Data entries:
>> Start

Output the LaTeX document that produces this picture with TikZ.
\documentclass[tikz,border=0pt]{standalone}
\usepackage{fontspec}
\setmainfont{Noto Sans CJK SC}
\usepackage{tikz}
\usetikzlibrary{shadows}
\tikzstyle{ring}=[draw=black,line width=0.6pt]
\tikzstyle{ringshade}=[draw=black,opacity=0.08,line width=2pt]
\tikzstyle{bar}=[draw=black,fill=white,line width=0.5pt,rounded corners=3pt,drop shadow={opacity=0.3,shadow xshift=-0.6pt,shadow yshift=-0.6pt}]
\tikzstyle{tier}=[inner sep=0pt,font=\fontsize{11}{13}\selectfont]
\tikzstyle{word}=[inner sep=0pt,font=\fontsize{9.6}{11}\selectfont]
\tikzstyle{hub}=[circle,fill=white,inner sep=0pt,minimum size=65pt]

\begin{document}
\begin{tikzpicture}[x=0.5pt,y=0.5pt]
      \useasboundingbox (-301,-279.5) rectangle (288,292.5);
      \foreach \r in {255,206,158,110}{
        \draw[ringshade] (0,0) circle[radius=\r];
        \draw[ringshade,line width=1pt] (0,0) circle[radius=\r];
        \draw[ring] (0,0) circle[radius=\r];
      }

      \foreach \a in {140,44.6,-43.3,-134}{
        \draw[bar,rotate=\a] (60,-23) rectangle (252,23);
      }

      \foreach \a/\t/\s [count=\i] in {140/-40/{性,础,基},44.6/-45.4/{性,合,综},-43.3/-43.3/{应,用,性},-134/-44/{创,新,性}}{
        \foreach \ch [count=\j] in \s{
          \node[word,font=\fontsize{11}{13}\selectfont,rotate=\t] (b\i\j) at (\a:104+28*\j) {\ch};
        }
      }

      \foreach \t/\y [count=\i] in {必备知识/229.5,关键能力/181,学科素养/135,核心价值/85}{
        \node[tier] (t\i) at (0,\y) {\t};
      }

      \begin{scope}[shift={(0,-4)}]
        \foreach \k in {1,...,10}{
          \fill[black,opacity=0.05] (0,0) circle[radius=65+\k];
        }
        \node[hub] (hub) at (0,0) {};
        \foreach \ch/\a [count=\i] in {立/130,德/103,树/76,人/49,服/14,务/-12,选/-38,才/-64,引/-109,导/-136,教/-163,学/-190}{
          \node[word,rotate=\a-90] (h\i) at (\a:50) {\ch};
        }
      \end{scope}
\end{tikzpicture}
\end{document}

>> End
>> Start

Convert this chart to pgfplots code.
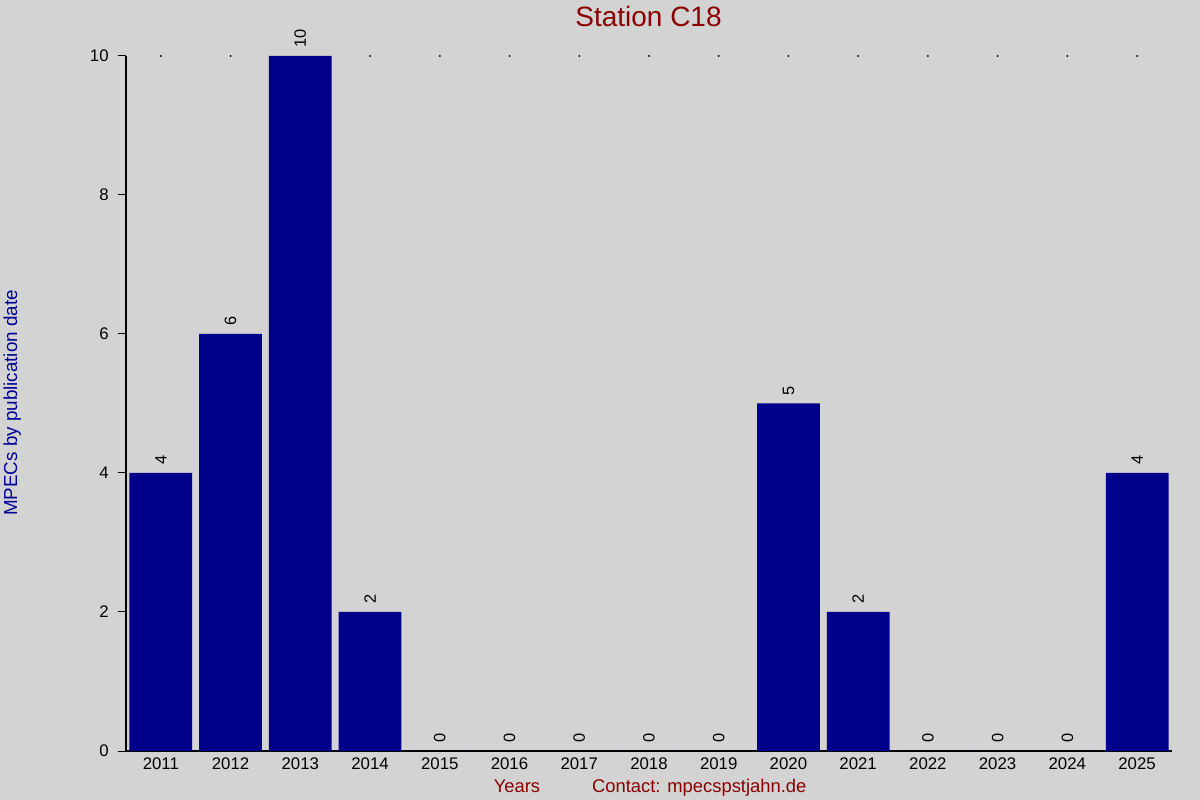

>> End

Give only the number of lines in the entries above that hold the string "this".

2